-- WHAT IS EXPECTED --
Leave out the pictures and retype only the lines from the opening line to the line that holds "from matplotlib.colors import ListedColormap", both ends included.

-- DATA SHOWN --
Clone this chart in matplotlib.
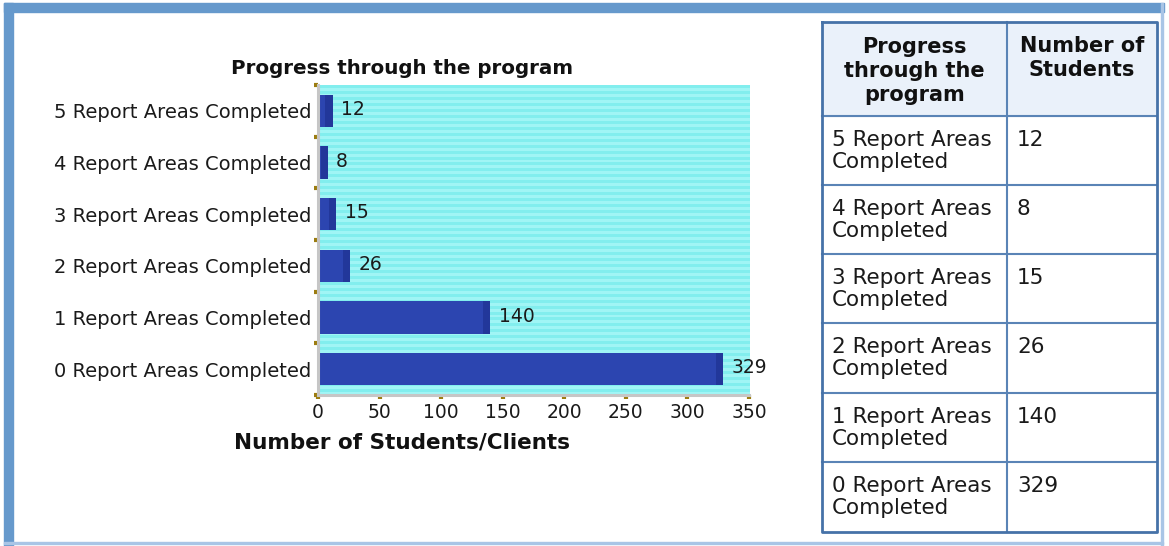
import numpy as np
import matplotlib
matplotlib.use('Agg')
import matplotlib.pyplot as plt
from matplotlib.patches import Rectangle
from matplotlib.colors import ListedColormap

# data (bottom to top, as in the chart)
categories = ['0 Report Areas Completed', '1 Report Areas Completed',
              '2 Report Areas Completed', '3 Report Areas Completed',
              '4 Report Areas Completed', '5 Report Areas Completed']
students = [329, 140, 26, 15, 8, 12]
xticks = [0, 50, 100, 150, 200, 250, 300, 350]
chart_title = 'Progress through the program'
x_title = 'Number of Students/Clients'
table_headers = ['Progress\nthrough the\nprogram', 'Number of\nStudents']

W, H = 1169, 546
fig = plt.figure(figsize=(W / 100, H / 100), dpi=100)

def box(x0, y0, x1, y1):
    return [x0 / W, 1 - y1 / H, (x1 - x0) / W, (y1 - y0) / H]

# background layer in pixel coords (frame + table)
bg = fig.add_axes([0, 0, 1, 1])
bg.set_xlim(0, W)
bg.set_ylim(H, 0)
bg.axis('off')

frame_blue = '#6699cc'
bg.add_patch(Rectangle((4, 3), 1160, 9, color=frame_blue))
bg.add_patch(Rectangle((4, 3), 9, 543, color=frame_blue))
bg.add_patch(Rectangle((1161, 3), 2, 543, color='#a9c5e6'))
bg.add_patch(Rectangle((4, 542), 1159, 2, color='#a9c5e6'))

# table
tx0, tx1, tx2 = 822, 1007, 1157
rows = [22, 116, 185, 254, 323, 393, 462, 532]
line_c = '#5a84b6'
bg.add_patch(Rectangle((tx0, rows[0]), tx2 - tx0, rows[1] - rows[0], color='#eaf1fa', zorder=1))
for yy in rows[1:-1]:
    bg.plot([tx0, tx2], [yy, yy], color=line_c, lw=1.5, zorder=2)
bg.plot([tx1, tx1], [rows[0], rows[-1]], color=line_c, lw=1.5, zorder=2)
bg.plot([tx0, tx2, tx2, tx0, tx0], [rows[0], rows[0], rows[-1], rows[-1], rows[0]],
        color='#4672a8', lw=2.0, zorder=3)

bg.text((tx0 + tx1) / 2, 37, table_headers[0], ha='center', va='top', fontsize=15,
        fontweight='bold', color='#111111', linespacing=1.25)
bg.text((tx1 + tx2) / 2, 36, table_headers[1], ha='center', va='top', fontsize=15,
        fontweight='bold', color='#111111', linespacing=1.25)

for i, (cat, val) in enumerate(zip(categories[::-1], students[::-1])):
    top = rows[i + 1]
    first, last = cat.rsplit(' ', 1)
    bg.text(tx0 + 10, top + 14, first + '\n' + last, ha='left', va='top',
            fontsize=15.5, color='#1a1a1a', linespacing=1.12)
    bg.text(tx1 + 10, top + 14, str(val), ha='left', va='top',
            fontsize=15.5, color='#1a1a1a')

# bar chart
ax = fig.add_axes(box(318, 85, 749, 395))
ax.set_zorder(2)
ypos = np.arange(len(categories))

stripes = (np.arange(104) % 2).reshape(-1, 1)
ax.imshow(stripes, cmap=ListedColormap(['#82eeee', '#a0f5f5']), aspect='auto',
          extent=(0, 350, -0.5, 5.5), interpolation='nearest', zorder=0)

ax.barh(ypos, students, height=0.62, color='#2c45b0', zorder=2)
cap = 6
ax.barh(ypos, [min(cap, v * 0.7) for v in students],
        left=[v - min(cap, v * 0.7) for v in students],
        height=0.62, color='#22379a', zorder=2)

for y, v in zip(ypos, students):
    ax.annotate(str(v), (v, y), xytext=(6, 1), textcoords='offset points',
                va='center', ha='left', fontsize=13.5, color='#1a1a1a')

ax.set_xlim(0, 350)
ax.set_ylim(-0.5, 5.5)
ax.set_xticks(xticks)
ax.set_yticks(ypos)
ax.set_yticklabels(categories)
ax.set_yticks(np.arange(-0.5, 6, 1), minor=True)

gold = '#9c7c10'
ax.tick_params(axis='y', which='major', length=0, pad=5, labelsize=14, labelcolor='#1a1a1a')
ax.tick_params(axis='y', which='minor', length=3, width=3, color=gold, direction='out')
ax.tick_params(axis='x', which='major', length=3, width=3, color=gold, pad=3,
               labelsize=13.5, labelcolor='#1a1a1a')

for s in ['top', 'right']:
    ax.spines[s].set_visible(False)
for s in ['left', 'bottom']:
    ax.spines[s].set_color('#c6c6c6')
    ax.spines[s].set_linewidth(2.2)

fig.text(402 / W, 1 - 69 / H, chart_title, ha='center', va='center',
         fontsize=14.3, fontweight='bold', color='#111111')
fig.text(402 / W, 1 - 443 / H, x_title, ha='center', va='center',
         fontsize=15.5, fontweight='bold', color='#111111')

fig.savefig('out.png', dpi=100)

-- TASK RESULT --
Clone this chart in matplotlib.
import numpy as np
import matplotlib
matplotlib.use('Agg')
import matplotlib.pyplot as plt
from matplotlib.patches import Rectangle
from matplotlib.colors import ListedColormap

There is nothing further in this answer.